Greenpeace head: Ambiguity at Duke Energy is troubling

bhenderson@charlotteobserver.comOctober 1, 2011 

The environmental group Greenpeace International is famed for intercepting whaling ships with tiny inflatable boats. This week the group's executive director rode an inflatable across Mountain Island Lake to view Duke Energy's Riverbend coal-fired power plant west of Charlotte.

Kumi Naidoo was in Charlotte as part of a U.S. tour focused on "big energy" companies and climate change. Greenpeace put its first staff member in Charlotte four months ago, soon after Duke announced a merger that will make it the largest U.S. electric utility. The group staged a protest, promoting alternative energy, at Duke's headquarters last Saturday.

Naidoo, a South African and Rhodes Scholar, met with community groups and a Duke official while here. He also talked with the Observer.

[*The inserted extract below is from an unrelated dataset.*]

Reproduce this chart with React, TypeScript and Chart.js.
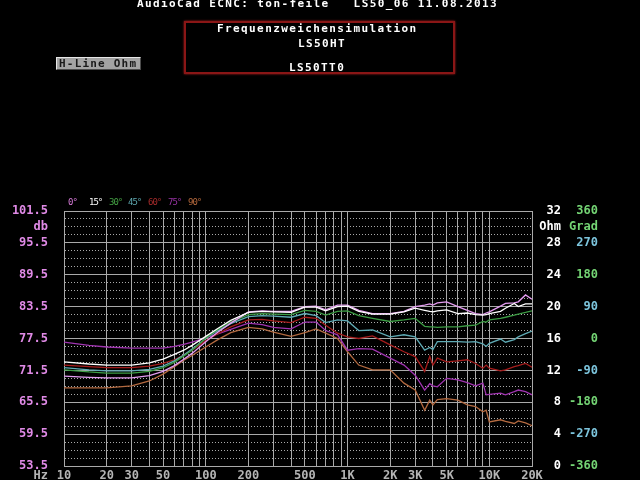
import { useEffect, useRef } from 'react';
import { Chart, registerables } from 'chart.js';

Chart.register(...registerables);

// ---------- data ----------
const freqs = [10, 15, 20, 30, 40, 50, 60, 70, 80, 100, 120, 150, 200, 250, 300, 400, 500, 600, 700, 850, 1000, 1200, 1500, 2000, 2500, 3000, 3500, 3800, 4000, 4300, 5000, 6000, 7000, 8000, 9000, 9500, 10000, 12000, 13000, 15000, 16000, 18000, 20000];

const deg0 = [70.4, 70.2, 70.1, 70.1, 70.5, 71.3, 72.4, 73.6, 74.7, 76.9, 78.6, 80.4, 82.5,
  82.7, 82.6, 82.6, 83.5, 83.6, 82.9, 83.8, 83.8, 82.8, 82.2, 82.2, 82.6, 83.5,
  83.8, 84.0, 83.8, 84.2, 84.4, 83.5, 82.8, 82.2, 82.0, 82.3, 82.5, 83.6, 84.1, 84.2, 84.4, 85.7, 84.9];
const deg15 = [73.1, 72.7, 72.5, 72.5, 72.9, 73.6, 74.5, 75.3, 76.2, 77.9, 79.3, 80.9, 82.4,
  82.6, 82.5, 82.4, 83.4, 83.4, 82.7, 83.5, 83.6, 82.6, 82.1, 82.1, 82.5, 83.2,
  82.8, 82.6, 82.5, 82.7, 82.9, 82.2, 82.3, 82.0, 81.9, 82.0, 82.2, 82.6, 83.2, 84.1, 83.5, 84.0, 84.0];
const deg30 = [71.6, 71.2, 71.0, 71.0, 71.3, 72.0, 73.0, 74.2, 75.3, 77.6, 79.1, 80.6, 82.0,
  82.2, 82.1, 82.0, 82.8, 82.6, 81.9, 82.6, 82.7, 81.8, 81.3, 80.7, 81.0, 81.3,
  79.8, 79.7, 79.7, 79.6, 79.7, 79.7, 79.9, 80.0, 80.7, 80.6, 81.0, 81.3, 81.5, 81.9, 82.1, 82.4, 82.7];
const deg45 = [72.0, 71.6, 71.4, 71.4, 71.7, 72.3, 73.3, 74.4, 75.5, 77.5, 78.9, 80.3, 81.6,
  81.8, 81.7, 81.5, 82.2, 81.8, 80.5, 81.0, 80.8, 79.0, 79.1, 77.8, 78.2, 77.8,
  75.3, 75.8, 75.4, 76.9, 76.9, 76.9, 76.8, 76.9, 76.5, 76.0, 76.6, 77.4, 76.8, 77.3, 77.8, 78.4, 78.9];
const deg60 = [72.5, 72.2, 72.0, 72.0, 72.3, 72.8, 73.5, 74.4, 75.3, 77.1, 78.3, 79.7, 81.0,
  81.1, 80.8, 80.5, 81.5, 81.3, 80.0, 78.5, 77.8, 77.5, 78.0, 76.3, 75.0, 74.1,
  71.3, 74.1, 72.5, 73.8, 73.1, 73.3, 73.5, 72.8, 71.9, 72.5, 71.9, 71.4, 71.6, 72.2, 72.4, 72.8, 72.1];
const deg75 = [76.8, 76.2, 75.9, 75.7, 75.7, 75.7, 76.0, 76.4, 76.8, 77.6, 78.3, 79.2, 80.4,
  80.1, 79.6, 79.3, 80.6, 80.6, 79.0, 78.2, 75.3, 75.6, 75.5, 73.8, 72.5, 70.6,
  67.8, 69.0, 68.6, 68.4, 70.0, 69.7, 69.2, 68.6, 69.1, 66.9, 67.0, 67.2, 66.9, 67.5, 67.8, 67.5, 66.9];
const deg90 = [68.2, 68.2, 68.2, 68.6, 69.5, 70.8, 72.2, 73.4, 74.3, 75.9, 77.2, 78.6, 79.6,
  79.3, 78.7, 77.9, 78.6, 79.3, 78.5, 77.5, 75.0, 72.5, 71.6, 71.6, 69.1, 67.8,
  64.0, 65.9, 65.0, 66.0, 66.2, 65.9, 65.0, 64.7, 63.7, 64.0, 61.8, 62.2, 61.9, 61.5, 62.0, 61.6, 61.1];

const seriesNames = ['0°', '15°', '30°', '45°', '60°', '75°', '90°'];
const seriesValues = [deg0, deg15, deg30, deg45, deg60, deg75, deg90];
const seriesColors = ['#e49cf0', '#ffffff', '#3c9c44', '#5eaab4', '#a41c1c', '#a034b0', '#b46a40'];
const legendColors = ['#d77ad8', '#ffffff', '#43a043', '#5fa9b0', '#a52a2a', '#9a32a6', '#b4683c'];
const seriesOrder = [1, 0, 2, 3, 4, 5, 6];

const xGridTicks = [10, 20, 30, 40, 50, 60, 70, 80, 90, 100, 200, 300, 400, 500, 600, 700, 800, 900,
  1000, 2000, 3000, 4000, 5000, 6000, 7000, 8000, 9000, 10000, 20000];
const xLabelValues = [10, 20, 30, 50, 100, 200, 500, 1000, 2000, 3000, 5000, 10000, 20000];
const xLabelTexts = ['10', '20', '30', '50', '100', '200', '500', '1K', '2K', '3K', '5K', '10K', '20K'];

const yMajorTicks = [101.5, 95.5, 89.5, 83.5, 77.5, 71.5, 65.5, 59.5, 53.5];
const yMajorLabels = ['101.5', '95.5', '89.5', '83.5', '77.5', '71.5', '65.5', '59.5', '53.5'];
const ohmLabels = ['32', '28', '24', '20', '16', '12', '8', '4', '0'];
const gradLabels = ['360', '270', '180', '90', '0', '-90', '-180', '-270', '-360'];
const unitTick = 98.5;

// ---------- styles ----------
const GRID = '#a9a9a9';
const PINK_TXT = '#e08ae6';
const GREY_TXT = '#b4b4b4';
const GRAD_GREEN = '#74d474';
const GRAD_CYAN = '#7cc4dc';
const TICK_FONT = { family: '"DejaVu Sans Mono", monospace', size: 12, weight: 'bold' as const };

const yAllTicks: number[] = (() => {
  const out: number[] = [];
  const asc = [...yMajorTicks].sort((a, b) => a - b);
  for (let i = 0; i < asc.length; i++) {
    out.push(asc[i]);
    if (i < asc.length - 1) {
      const step = (asc[i + 1] - asc[i]) / 4;
      for (let k = 1; k < 4; k++) out.push(+(asc[i] + step * k).toFixed(2));
    }
  }
  return out;
})();

const isMajorY = (v: number) => yMajorTicks.some((m) => Math.abs(m - v) < 1e-6);

const overlayPlugin = {
  id: 'overlayText',
  afterDraw(chart: any) {
    const ctx = chart.ctx as CanvasRenderingContext2D;
    const ys = chart.scales.y;
    const area = chart.chartArea;
    ctx.save();
    ctx.font = 'bold 12px "DejaVu Sans Mono", monospace';
    ctx.textBaseline = 'middle';
    ctx.textAlign = 'right';
    const ohmX = area.right + 29;
    const gradX = area.right + 66;
    yMajorTicks.forEach((v, i) => {
      const py = ys.getPixelForValue(v);
      ctx.fillStyle = '#ffffff';
      ctx.fillText(ohmLabels[i], ohmX, py);
      ctx.fillStyle = i % 2 === 0 ? GRAD_GREEN : GRAD_CYAN;
      ctx.fillText(gradLabels[i], gradX, py);
    });
    const uy = ys.getPixelForValue(unitTick);
    ctx.fillStyle = '#ffffff';
    ctx.fillText('Ohm', ohmX, uy);
    ctx.fillStyle = GRAD_GREEN;
    ctx.fillText('Grad', gradX, uy);
    // Hz label
    ctx.fillStyle = GREY_TXT;
    ctx.fillText('Hz', area.left - 16, area.bottom + 10);
    // legend row
    ctx.textAlign = 'left';
    ctx.font = '9px "DejaVu Sans Mono", monospace';
    (ctx as any).letterSpacing = '-1px';
    const offs = [4, 25, 45, 64, 84, 104, 124];
    seriesNames.forEach((n, i) => {
      ctx.fillStyle = legendColors[i];
      ctx.fillText(n, area.left + offs[i], area.top - 8);
    });
    ctx.restore();
  },
};

const txt: any = {
  position: 'absolute',
  fontFamily: '"DejaVu Sans Mono", monospace',
  fontWeight: 'bold',
  fontSize: 11,
  lineHeight: '11px',
  letterSpacing: '1.4px',
  color: '#ffffff',
  whiteSpace: 'pre',
};

export default function App() {
  const ref = useRef<HTMLCanvasElement>(null);

  useEffect(() => {
    if (!ref.current) return;
    const datasets = seriesValues.map((vals, si) => ({
      label: seriesNames[si],
      data: freqs.map((f, i) => ({ x: f, y: vals[i] })),
      borderColor: seriesColors[si],
      backgroundColor: seriesColors[si],
      borderWidth: 1.3,
      pointRadius: 0,
      tension: 0,
      fill: false,
      order: seriesOrder[si],
    }));
    const chart = new Chart(ref.current, {
      type: 'line',
      data: { datasets },
      plugins: [overlayPlugin],
      options: {
        responsive: false,
        animation: false,
        layout: { padding: { top: 211, right: 108, left: 0, bottom: 0 } },
        plugins: {
          legend: { display: false },
          title: { display: false },
          tooltip: { enabled: false },
        },
        scales: {
          x: {
            type: 'logarithmic',
            min: 10,
            max: 20000,
            afterBuildTicks: (s: any) => {
              s.ticks = xGridTicks.map((v) => ({ value: v }));
            },
            afterFit: (s: any) => {
              s.height = 14;
              s.paddingLeft = 0;
              s.paddingRight = 0;
            },
            grid: { color: GRID, lineWidth: 1, drawTicks: false },
            border: { display: true, color: GRID, width: 1 },
            ticks: {
              autoSkip: false,
              maxRotation: 0,
              minRotation: 0,
              padding: 3,
              color: GREY_TXT,
              font: TICK_FONT,
              callback: (v: any) => {
                const idx = xLabelValues.findIndex((x) => Math.abs(x - Number(v)) < 1e-6);
                return idx >= 0 ? xLabelTexts[idx] : '';
              },
            },
          },
          y: {
            type: 'linear',
            min: 53.5,
            max: 101.5,
            afterBuildTicks: (s: any) => {
              s.ticks = yAllTicks.map((v) => ({ value: v }));
            },
            afterFit: (s: any) => {
              s.width = 64;
              s.paddingTop = 0;
              s.paddingBottom = 0;
            },
            grid: { color: GRID, lineWidth: 1, drawTicks: false },
            border: {
              display: true,
              color: GRID,
              width: 1,
              dash: (c: any) => (c && c.tick && !isMajorY(c.tick.value) ? [1, 2] : []),
            },
            ticks: {
              autoSkip: false,
              padding: 16,
              color: PINK_TXT,
              font: TICK_FONT,
              callback: (v: any) => {
                const n = Number(v);
                const idx = yMajorTicks.findIndex((m) => Math.abs(m - n) < 1e-6);
                if (idx >= 0) return yMajorLabels[idx];
                if (Math.abs(n - unitTick) < 1e-6) return 'db';
                return '';
              },
            },
          },
        },
      } as any,
    });
    return () => chart.destroy();
  }, []);

  return (
    <div style={{ position: 'fixed', left: 0, top: 0, width: 640, height: 480, background: '#000', overflow: 'hidden' }}>
      <canvas ref={ref} width={640} height={480} style={{ position: 'absolute', left: 0, top: 0, width: 640, height: 480 }} />
      <div style={{ ...txt, left: 137, top: -2 }}>{'AudioCad ECNC: ton-feile   LS50_06 11.08.2013'}</div>
      <div
        style={{
          position: 'absolute',
          left: 184,
          top: 21,
          width: 267,
          height: 49,
          border: '2px solid #8a1616',
          boxShadow: '0 0 2px #b02020',
        }}
      />
      <div style={{ ...txt, left: 217, top: 23 }}>Frequenzweichensimulation</div>
      <div style={{ ...txt, left: 298, top: 38 }}>LS50HT</div>
      <div style={{ ...txt, left: 289, top: 62 }}>LS50TT0</div>
      <div
        style={{
          position: 'absolute',
          left: 56,
          top: 57,
          width: 85,
          height: 13,
          boxSizing: 'border-box',
          background: '#a3a3a3',
          borderTop: '1px solid #e6e6e6',
          borderLeft: '1px solid #e6e6e6',
          borderBottom: '1px solid #4c4c4c',
          borderRight: '1px solid #4c4c4c',
        }}
      >
        <div style={{ ...txt, color: '#1a1a1a', left: 2, top: 0, letterSpacing: '1.2px' }}>H-Line Ohm</div>
      </div>
    </div>
  );
}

Responses have been edited for clarity and space.

Q. What did you think of Riverbend?

We went quite close to the ash ponds, and I was thinking that there isn't an emergency response plan - if there was a disaster, how it would be dealt with? My understanding is that's a source of water for 1 million people. Even though the company might say that the risk of an accident is low, the consequences would be high. There needs to be a little more transparency on that.

Q. That plant will be retired in 2015. What do you see as the future of coal?

I think in 20 years we will see a significant reduction in coal-fired power plants. I want to believe that by 2050 we will have largely on a global basis shut them down. The opportunity will be to say, "Our economies are struggling. Let's transition to a green economy in a way that generates millions of new jobs."

There is a disconnect between the (climate) debate in the U.S. and the debate globally. In developing countries, we are seeing serious climate impacts. (A former Greenpeace director) basically said that we will only change when we have our backs completely against the wall and by then it will be too late. He might be very well right, but we are campaigning on the basis that we can get people actually to respond before the (expletive) hits the proverbial fan.

Q. Why did Greenpeace place staff in Charlotte?

The merger of Duke and Progress makes this company one of the biggest internationally. Duke can be a good citizen or a bad global citizen in regard to what it does on climate change. Listen to (CEO) Jim Rogers when he speaks on international forums, as I did with him in Copenhagen in December 2009. Most of what he said, I would not disagree with. He didn't contest the science; he said this was an urgent issue. But there was a disconnect between agreeing the problem was serious and what urgency he was prepared to get Duke moving on. Duke has the right analysis in terms of what they are saying publicly, but they need to really accelerate it in a more purposeful way to actually address the problem.

Q. Is Jim Rogers an effective spokesman for his industry?

It's ambivalent messaging. On the one hand, (Rogers says) I think that climate change is a real problem and he points to some of the important investments that have been made in wind and other alternatives. On the other side, he is a defender, when you boil it down, of the status quo. Building new coal plants is just sending completely weird mixed signals.